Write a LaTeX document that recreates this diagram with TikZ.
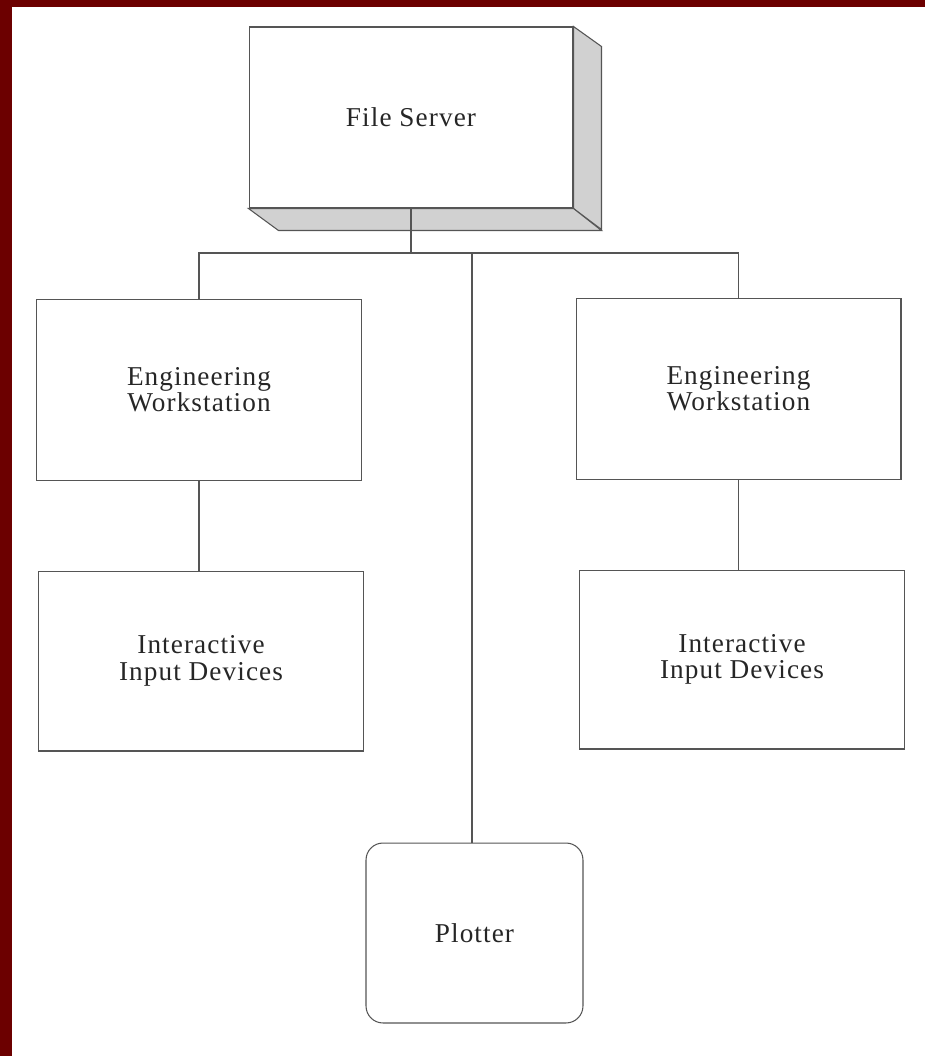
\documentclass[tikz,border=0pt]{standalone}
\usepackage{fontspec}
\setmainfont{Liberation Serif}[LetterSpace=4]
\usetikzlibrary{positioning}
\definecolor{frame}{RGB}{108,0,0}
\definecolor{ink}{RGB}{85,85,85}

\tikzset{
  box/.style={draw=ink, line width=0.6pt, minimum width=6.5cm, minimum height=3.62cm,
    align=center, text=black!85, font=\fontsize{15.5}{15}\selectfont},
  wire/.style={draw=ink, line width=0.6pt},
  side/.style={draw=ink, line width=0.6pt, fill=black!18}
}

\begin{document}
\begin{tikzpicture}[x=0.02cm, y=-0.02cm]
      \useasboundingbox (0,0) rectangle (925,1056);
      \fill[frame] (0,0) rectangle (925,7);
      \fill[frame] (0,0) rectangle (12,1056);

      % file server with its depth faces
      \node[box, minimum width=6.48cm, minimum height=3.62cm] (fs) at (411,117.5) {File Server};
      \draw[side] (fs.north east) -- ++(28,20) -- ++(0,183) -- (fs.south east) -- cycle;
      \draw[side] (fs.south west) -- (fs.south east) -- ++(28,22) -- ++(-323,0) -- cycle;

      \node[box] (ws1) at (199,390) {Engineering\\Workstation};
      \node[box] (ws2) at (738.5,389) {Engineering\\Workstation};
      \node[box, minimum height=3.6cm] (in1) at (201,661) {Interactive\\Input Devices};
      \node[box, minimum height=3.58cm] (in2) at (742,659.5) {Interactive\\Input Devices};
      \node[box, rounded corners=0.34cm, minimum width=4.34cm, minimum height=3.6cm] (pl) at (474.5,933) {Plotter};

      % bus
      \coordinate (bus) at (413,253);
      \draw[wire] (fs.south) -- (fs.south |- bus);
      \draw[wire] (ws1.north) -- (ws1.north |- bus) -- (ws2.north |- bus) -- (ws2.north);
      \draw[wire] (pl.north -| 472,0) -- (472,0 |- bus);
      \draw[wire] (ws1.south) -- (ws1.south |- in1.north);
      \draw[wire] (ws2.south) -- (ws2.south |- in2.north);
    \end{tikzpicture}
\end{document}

::::::::::

| REQUEST |
Give an exact copy of the material, leaving out every picture.

| FULL SOLUTION |
Write a LaTeX document that recreates this diagram with TikZ.
\documentclass[tikz,border=0pt]{standalone}
\usepackage{fontspec}
\setmainfont{Liberation Serif}[LetterSpace=4]
\usetikzlibrary{positioning}
\definecolor{frame}{RGB}{108,0,0}
\definecolor{ink}{RGB}{85,85,85}

\tikzset{
  box/.style={draw=ink, line width=0.6pt, minimum width=6.5cm, minimum height=3.62cm,
    align=center, text=black!85, font=\fontsize{15.5}{15}\selectfont},
  wire/.style={draw=ink, line width=0.6pt},
  side/.style={draw=ink, line width=0.6pt, fill=black!18}
}

\begin{document}
\begin{tikzpicture}[x=0.02cm, y=-0.02cm]
      \useasboundingbox (0,0) rectangle (925,1056);
      \fill[frame] (0,0) rectangle (925,7);
      \fill[frame] (0,0) rectangle (12,1056);

      % file server with its depth faces
      \node[box, minimum width=6.48cm, minimum height=3.62cm] (fs) at (411,117.5) {File Server};
      \draw[side] (fs.north east) -- ++(28,20) -- ++(0,183) -- (fs.south east) -- cycle;
      \draw[side] (fs.south west) -- (fs.south east) -- ++(28,22) -- ++(-323,0) -- cycle;

      \node[box] (ws1) at (199,390) {Engineering\\Workstation};
      \node[box] (ws2) at (738.5,389) {Engineering\\Workstation};
      \node[box, minimum height=3.6cm] (in1) at (201,661) {Interactive\\Input Devices};
      \node[box, minimum height=3.58cm] (in2) at (742,659.5) {Interactive\\Input Devices};
      \node[box, rounded corners=0.34cm, minimum width=4.34cm, minimum height=3.6cm] (pl) at (474.5,933) {Plotter};

      % bus
      \coordinate (bus) at (413,253);
      \draw[wire] (fs.south) -- (fs.south |- bus);
      \draw[wire] (ws1.north) -- (ws1.north |- bus) -- (ws2.north |- bus) -- (ws2.north);
      \draw[wire] (pl.north -| 472,0) -- (472,0 |- bus);
      \draw[wire] (ws1.south) -- (ws1.south |- in1.north);
      \draw[wire] (ws2.south) -- (ws2.south |- in2.north);
    \end{tikzpicture}
\end{document}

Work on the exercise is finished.